ABSTRACT
The 20th century has witnessed many achievements and improvements in healthcare delivery in the United States. The United States spends 40% more per capita on healthcare than any other Western industrialized nation. However, the United States remains the only industrialized nation in the world that does not provide a basic health benefit package to all its citizens, despite the high level of spending on healthcare. Millions of Americans are disenfranchised, especially ethnic minorities, who encounter numerous barriers to the US healthcare system. The basic issues underlying efforts to improve the US healthcare system are concerned mainly with reducing costs; increasing access to healthcare, especially for the insured or the underinsured; and further improving and maintaining quality healthcare.
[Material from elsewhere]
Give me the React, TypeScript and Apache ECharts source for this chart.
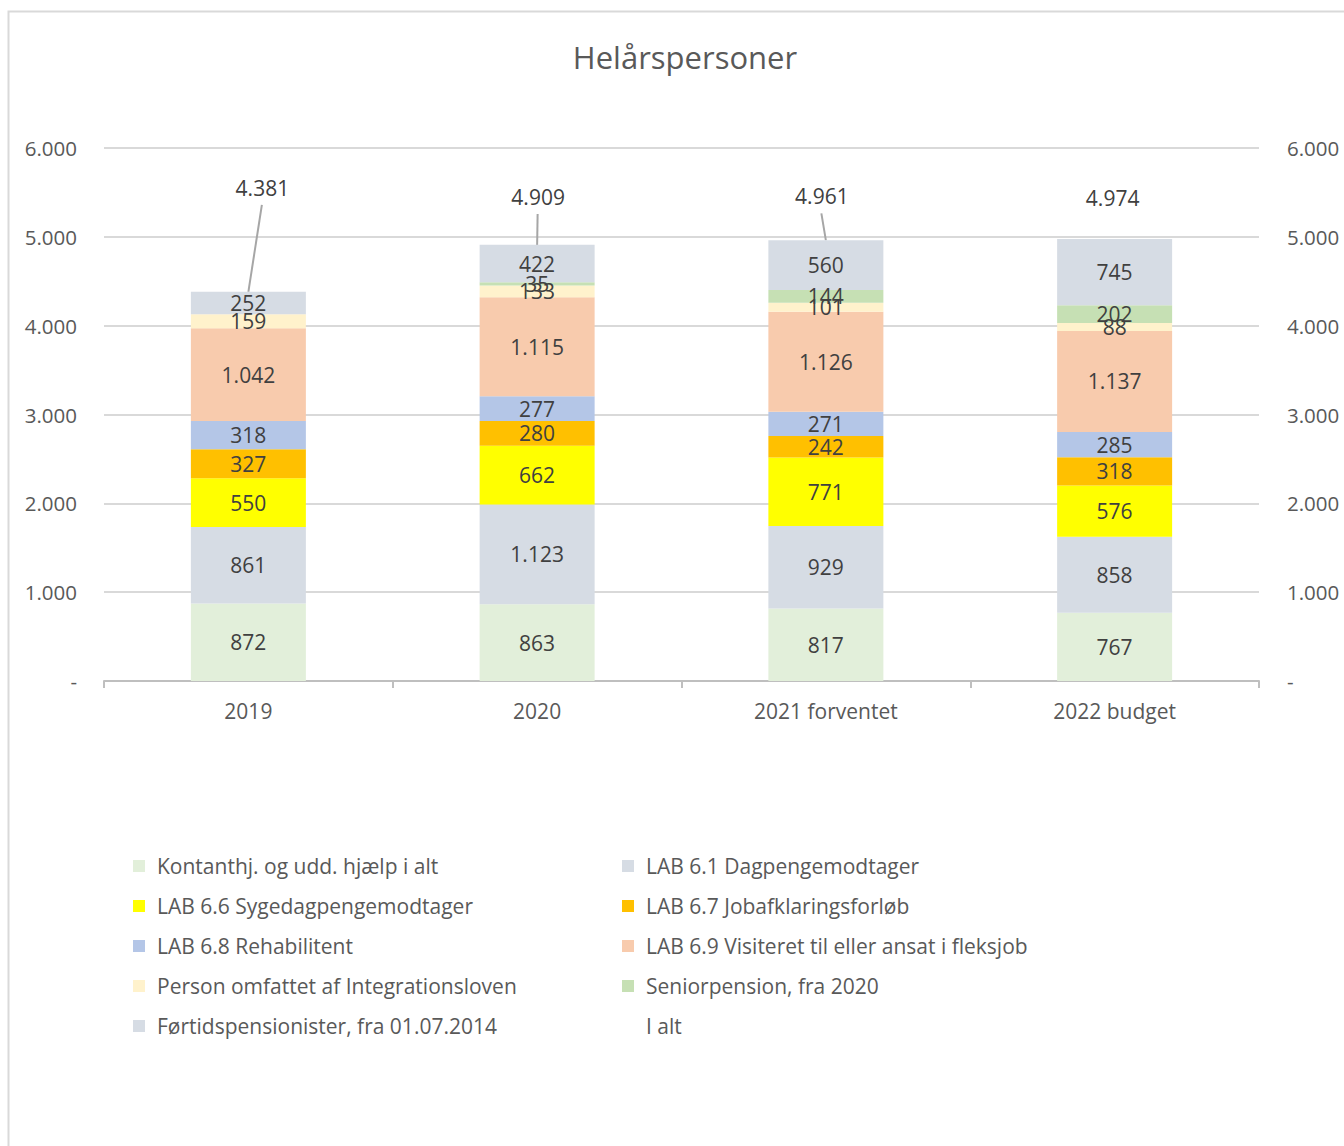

This article discusses the reasons for increase in healthcare spending, despite measures taken by health stakeholders (eg, federal government, private health insurance industry, employers) to contain or reduce cost. This article further discusses attempts to create equitable healthcare for all Americans during the 1960s and 1970s. The Reagan era brought an end to such attempts by applying the "free-market" concept to healthcare, which saw movement away from domestic social programs by the federal government and the corporatization of healthcare. In the first half of the 1990s, concerns of the US healthcare system moved into the mainstream of political consciousness and debate. Five major attempts since 1912 to reform the US healthcare system have failed. This has left many to conclude that despite the increasing problems of access, cost, and quality of care in the United States, the country remains on a path of incremental changes in the healthcare system.